Behind closed doors yesterday, government officials, union representatives and employers wrapped up a three-day meeting on a draft law that aims to regulate the country’s trade unions.
If approved, it would mark the first major revision of the country’s 1997 Labor Law. As it stands, the draft requires unions to register and file regular financial reports.
It would also give the government the authority to suspend and dissolve unions.

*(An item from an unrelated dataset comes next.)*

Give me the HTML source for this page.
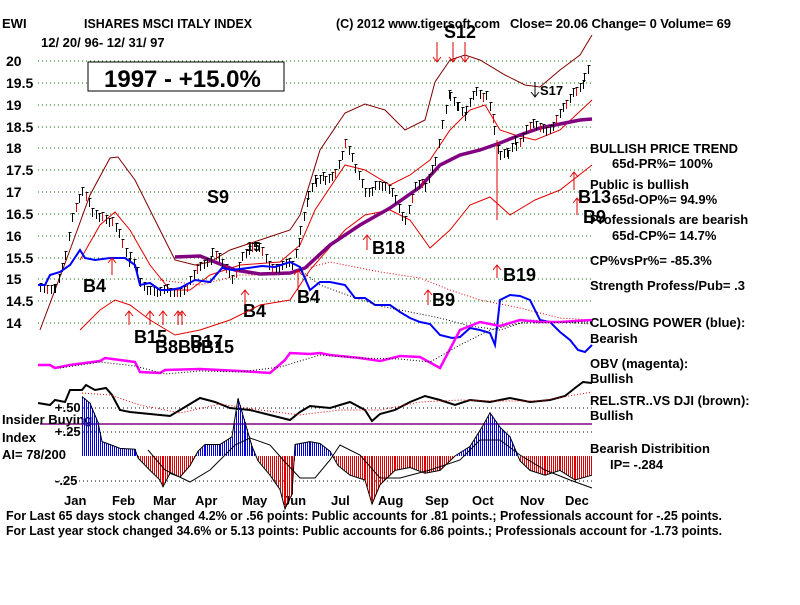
<!DOCTYPE html>
<html><head><meta charset="utf-8"><style>
body{margin:0;background:#fff;width:800px;height:600px;overflow:hidden}
svg text{font-family:"Liberation Sans",Arial,sans-serif;font-weight:bold}
</style></head><body>
<svg id="s" width="800" height="600" xmlns="http://www.w3.org/2000/svg">
<g stroke="#007000" stroke-dasharray="1,3" stroke-width="1">
<line x1="38" y1="61" x2="592" y2="61"/><line x1="38" y1="83" x2="592" y2="83"/>
<line x1="38" y1="105" x2="592" y2="105"/><line x1="38" y1="127" x2="592" y2="127"/>
<line x1="38" y1="148" x2="592" y2="148"/><line x1="38" y1="170" x2="592" y2="170"/>
<line x1="38" y1="192" x2="592" y2="192"/><line x1="38" y1="214" x2="592" y2="214"/>
<line x1="38" y1="236" x2="592" y2="236"/><line x1="38" y1="258" x2="592" y2="258"/>
<line x1="38" y1="279" x2="592" y2="279"/><line x1="38" y1="301" x2="592" y2="301"/>
<line x1="38" y1="323" x2="592" y2="323"/>
</g>
<g stroke="#000" stroke-dasharray="1,3"><line x1="55" y1="408" x2="592" y2="408"/><line x1="55" y1="432" x2="592" y2="432"/><line x1="55" y1="481" x2="592" y2="481"/></g>
<line x1="40" y1="424" x2="592" y2="424" stroke="#800080" stroke-width="1.5"/>
<g font-size="14" fill="#000">
<text x="6" y="66">20</text><text x="6" y="88">19.5</text><text x="6" y="110">19</text><text x="6" y="132">18.5</text><text x="6" y="153">18</text><text x="6" y="175">17.5</text><text x="6" y="197">17</text><text x="6" y="219">16.5</text><text x="6" y="241">16</text><text x="6" y="263">15.5</text><text x="6" y="284">15</text><text x="6" y="306">14.5</text><text x="6" y="328">14</text>
</g>
<g font-size="13" fill="#000">
<text x="2" y="28">EWI</text><text x="84" y="28" textLength="168" lengthAdjust="spacingAndGlyphs">ISHARES MSCI ITALY INDEX</text><text x="336" y="28" textLength="164" lengthAdjust="spacingAndGlyphs">(C) 2012 www.tigersoft.com</text><text x="510" y="28" textLength="221" lengthAdjust="spacing">Close=  20.06  Change= 0 Volume= 69</text>
<text x="41" y="47">12/ 20/ 96- 12/ 31/ 97</text>
<text x="590" y="153">BULLISH PRICE TREND</text><text x="612" y="168">65d-PR%= 100%</text>
<text x="590" y="189">Public is bullish</text><text x="612" y="204">65d-OP%= 94.9%</text>
<text x="590" y="224">Professionals are bearish</text><text x="612" y="240">65d-CP%= 14.7%</text>
<text x="590" y="265">CP%vsPr%= -85.3%</text><text x="590" y="290">Strength Profess/Pub= .3</text>
<text x="590" y="327">CLOSING POWER (blue):</text><text x="590" y="343">Bearish</text>
<text x="590" y="368">OBV (magenta):</text><text x="590" y="383">Bullish</text>
<text x="590" y="405">REL.STR..VS DJI (brown):</text><text x="590" y="420">Bullish</text>
<text x="590" y="453">Bearish Distribition</text><text x="610" y="469">IP= -.284</text>
<text x="2" y="424">Insider Buying</text><text x="2" y="442">Index</text><text x="2" y="459">AI= 78/200</text>
<text x="55" y="412">+.50</text><text x="55" y="436">+.25</text><text x="55" y="485">-.25</text>
<text x="64" y="505">Jan</text><text x="112" y="505">Feb</text><text x="153" y="505">Mar</text><text x="195" y="505">Apr</text><text x="242" y="505">May</text><text x="283" y="505">Jun</text><text x="331" y="505">Jul</text><text x="378" y="505">Aug</text><text x="425" y="505">Sep</text><text x="472" y="505">Oct</text><text x="520" y="505">Nov</text><text x="565" y="505">Dec</text>
<text x="6" y="520" textLength="716" lengthAdjust="spacingAndGlyphs">For Last 65 days stock changed  4.2% or  .56 points:  Public accounts for  .81 points.;  Professionals account for -.25 points.</text>
<text x="6" y="535" textLength="716" lengthAdjust="spacingAndGlyphs">For Last year stock changed  34.6% or  5.13 points:  Public accounts for  6.86 points.;  Professionals account for -1.73 points.</text>
</g>
<rect x="88" y="62" width="196" height="29" fill="#fff" stroke="#000"/>
<text x="104" y="87" font-size="24">1997 - +15.0%</text>
<g font-size="18" fill="#000">
<text x="207" y="203">S9</text><text x="83" y="292">B4</text><text x="243" y="317">B4</text><text x="297" y="303">B4</text>
<text x="134" y="343">B15</text><text x="155" y="353">B8B8B15</text><text x="190" y="348">B17</text>
<text x="372" y="254">B18</text><text x="432" y="306">B9</text><text x="503" y="281">B19</text>
<text x="444" y="38">S12</text><text x="578" y="203">B13</text><text x="583" y="223">B9</text>
</g>
<text x="246" y="251" font-size="13" font-weight="bold">15</text>
<text x="540" y="95" font-size="13" font-weight="bold">S17</text>
<g id="g"></g>
</svg>
<script>
var S='http://www.w3.org/2000/svg',g=document.getElementById('g');
function el(t,a){var e=document.createElementNS(S,t);for(var k in a)e.setAttribute(k,a[k]);g.appendChild(e);return e}
function pl(p,c,w,d){el('polyline',{points:p,fill:'none',stroke:c,'stroke-width':w||1,'stroke-dasharray':d||''})}
function Y(p){return 61+(20-p)*43.67}
pl('40,330 70,250 90,195 110,158 118,157 135,180 160,230 175,260 195,265 210,262 230,250 260,240 290,230 300,215 320,150 345,113 365,104 385,110 405,130 425,120 435,82 450,60 465,55 480,60 505,75 525,85 540,87 560,70 580,55 592,35','#800000',1);
pl('80,260 100,225 115,212 130,230 150,265 170,290 190,290 210,275 240,265 280,262 300,245 315,210 345,165 365,170 390,185 410,175 430,160 450,130 470,110 485,105 500,130 515,135 535,140 560,130 592,100','#e00000',1);
pl('80,330 100,310 115,300 130,305 150,320 175,335 200,330 230,320 260,305 290,300 310,270 345,230 365,215 390,210 410,220 430,248 450,230 470,205 490,197 510,215 535,200 560,190 592,165','#e00000',1);
pl('160,280 200,285 240,275 280,275 300,270 330,262 380,272 420,278 450,290 480,300 520,308 560,318 592,320','#e00000',1,'1,2');
pl('175,257 200,256 215,262 235,270 260,274 290,273 305,268 330,245 360,225 390,208 420,187 440,165 460,155 480,150 500,143 520,135 540,128 560,124 580,120 592,119','#800080',3.5);
var P=[[40,14.9],[55,14.85],[65,15.6],[72,16.4],[82,16.9],[92,16.6],[102,16.5],[112,16.2],[122,15.8],[130,15.4],[140,15],[150,14.8],[160,14.6],[170,14.7],[180,14.8],[190,14.9],[200,15.2],[212,15.5],[222,15.3],[232,15.1],[242,15.5],[252,15.6],[262,15.7],[272,15.3],[282,15.2],[292,15.3],[300,16],[308,16.8],[316,17.2],[325,17.3],[335,17.5],[345,18],[355,17.5],[365,17.1],[375,17.1],[385,17],[395,16.9],[405,16.4],[415,17],[425,17.1],[435,17.8],[442,18.6],[450,19.3],[458,19],[466,18.8],[476,19.4],[486,19.2],[494,18.5],[500,17.7],[508,17.8],[516,18.1],[526,18.3],[536,18.5],[546,18.5],[556,18.6],[566,18.9],[576,19.4],[584,19.6],[590,20]];
for(var i=0;i<P.length-1;i++){var a=P[i],b=P[i+1];for(var x=a[0];x<b[0];x+=3.5){var p=a[1]+(b[1]-a[1])*(x-a[0])/(b[0]-a[0])+Math.sin(x*1.7)*0.12;var y=Math.round(Y(p));var xx=Math.round(x)+0.5;el('line',{x1:xx,y1:y-5,x2:xx,y2:y+4,stroke:(Math.sin(x*3.1)>0.85?'#e00000':'#000'),'stroke-width':1});el('line',{x1:xx-1,y1:y-4.5,x2:xx+2,y2:y-4.5,stroke:'#000'})}}
pl('38,285 45,285 50,275 60,272 70,265 80,250 85,258 95,260 110,258 125,258 135,265 140,285 150,283 160,290 170,290 180,288 195,280 210,282 222,268 232,270 248,268 262,266 275,267 290,262 300,267 310,290 320,282 330,282 345,285 355,298 365,298 375,305 390,305 400,312 410,318 420,322 430,324 440,335 452,338 460,337 470,328 480,330 490,333 495,345 500,300 510,295 520,296 530,300 540,320 550,322 560,332 570,340 578,350 585,352 592,345','#0000ff',2);
pl('300,270 320,285 350,296 380,306 410,312 440,318 470,326 500,330 530,320 560,322 592,324','#000',1,'1,2');
pl('38,365 50,365 55,368 70,365 100,361 105,358 135,362 140,372 160,373 165,370 200,369 240,371 270,373 285,360 290,353 310,354 320,353 330,355 360,358 380,361 400,356 420,357 440,368 460,330 480,322 500,326 520,320 540,322 560,322 592,320','#ff00ff',2.5);
pl('60,368 100,362 135,366 165,374 200,371 240,372 280,367 320,355 360,358 400,359 430,362 460,345 490,330 520,323 592,322','#000',1,'1,2');
pl('38,403 50,405 55,400 65,402 70,390 82,390 86,385 95,390 106,388 112,395 120,410 130,412 150,414 170,416 180,410 200,398 215,402 230,408 250,410 270,415 290,420 300,412 310,406 330,408 350,402 365,410 372,421 380,414 395,410 410,402 425,396 440,400 455,405 470,400 490,402 510,398 530,402 550,400 565,396 575,388 583,382 592,383','#000',2);
pl('82,393 110,395 140,405 180,413 220,404 260,410 300,415 340,410 380,410 420,402 460,400 500,401 540,401 592,392','#e00000',1,'1,2');
var A=[[82,0.62],[90,0.55],[98,0.35],[102,0.15],[110,0.12],[120,0.08],[135,0.07],[138,-0.02],[150,-0.15],[160,-0.25],[163,-0.32],[170,-0.18],[180,-0.22],[190,-0.1],[198,0.05],[205,0.12],[220,0.12],[232,0.2],[238,0.6],[245,0.35],[252,0.1],[258,-0.05],[270,-0.2],[280,-0.35],[285,-0.55],[292,-0.4],[295,0.12],[310,0.15],[320,0.13],[330,0.05],[338,-0.1],[350,-0.2],[365,-0.25],[372,-0.5],[380,-0.3],[395,-0.15],[410,-0.12],[425,-0.18],[440,-0.15],[455,0.0],[470,0.1],[482,0.3],[490,0.45],[500,0.3],[510,0.2],[520,-0.05],[530,-0.15],[545,-0.2],[560,-0.15],[575,-0.25],[592,-0.2]];
for(var i=0;i<A.length-1;i++){var a=A[i],b=A[i+1];for(var x=a[0];x<b[0];x+=2){var v=a[1]+(b[1]-a[1])*(x-a[0])/(b[0]-a[0]);el('line',{x1:x+0.5,y1:456,x2:x+0.5,y2:456-v*96,stroke:v>=0?'#0000e0':'#e00000','stroke-width':1})}}
el('polyline',{points:A.map(function(a){return a[0]+','+(456-a[1]*96)}).join(' '),fill:'none',stroke:'#000','stroke-width':1});
pl('148,450 165,470 190,482 210,470 235,445 250,438 270,445 285,462 300,478 315,478 330,460 340,445 360,455 380,478 400,478 430,470 460,460 480,440 500,440 520,455 545,470 570,480 592,488','#000',1);
function ar(x,y1,y2,c){el('line',{x1:x,y1:y1,x2:x,y2:y2,stroke:c});var d=y2<y1?5:-5;el('polyline',{points:(x-4)+','+(y2+d)+' '+x+','+y2+' '+(x+4)+','+(y2+d),fill:'none',stroke:c})}
[[129,325,311],[150,325,311],[163,325,311],[178,325,311],[182,325,311],[112,275,258],[245,305,290],[298,290,270],[367,250,235],[428,305,290],[497,278,265],[577,215,198],[574,190,172]].forEach(function(a){ar(a[0],a[1],a[2],'#e00000')});
[[437,42,62],[453,42,62],[465,42,62]].forEach(function(a){ar(a[0],a[1],a[2],'#e00000')});
ar(535,82,97,'#000');
el('line',{x1:497,y1:140,x2:497,y2:220,stroke:'#e00000'});
</script>
</body></html>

But unions have called the requirements onerous and the government’s proposed new powers a threat to their independence.
Some have also complained that the draft included few of the amendments recommended after a similar meeting with the government last year, and expressed concern that this round would prove no different.
“If they [the government] think about the workers’ rights…they will change,” Ath Thon, president of the Cambodian Labor Confederation, said yesterday. “If they don’t feel like this, I don’t know.”
Others were more pessimistic.
“I think it was only a show for international observers and NGOs,” Free Trade Union president Chea Mony said afterward. “If we have a thousand more meetings, the government will still oppose the unions’ recommendations.”
Despite a promise of permission to attend the meeting from Labor Ministry Undersecretary of State Sath Samuth, reporters were barred from the discussion by event staff who refused to identify themselves.
But during a break in the meeting, Mr Samuth defended the draft.
“In my opinion, all of the unions only see one corner” of the law, he said. “Everything is OK.”
He said the ministry would still consider any recommendations from the unions that did not confer undue advantage to any side.
“We do not deny all their requests, only those providing advantage to employers or employees, because the government is an arbitrator and seeks compromise between them,” he said.
After any additional changes, he said, the government would send the draft to Geneva for recommendations from the International Labor Organization.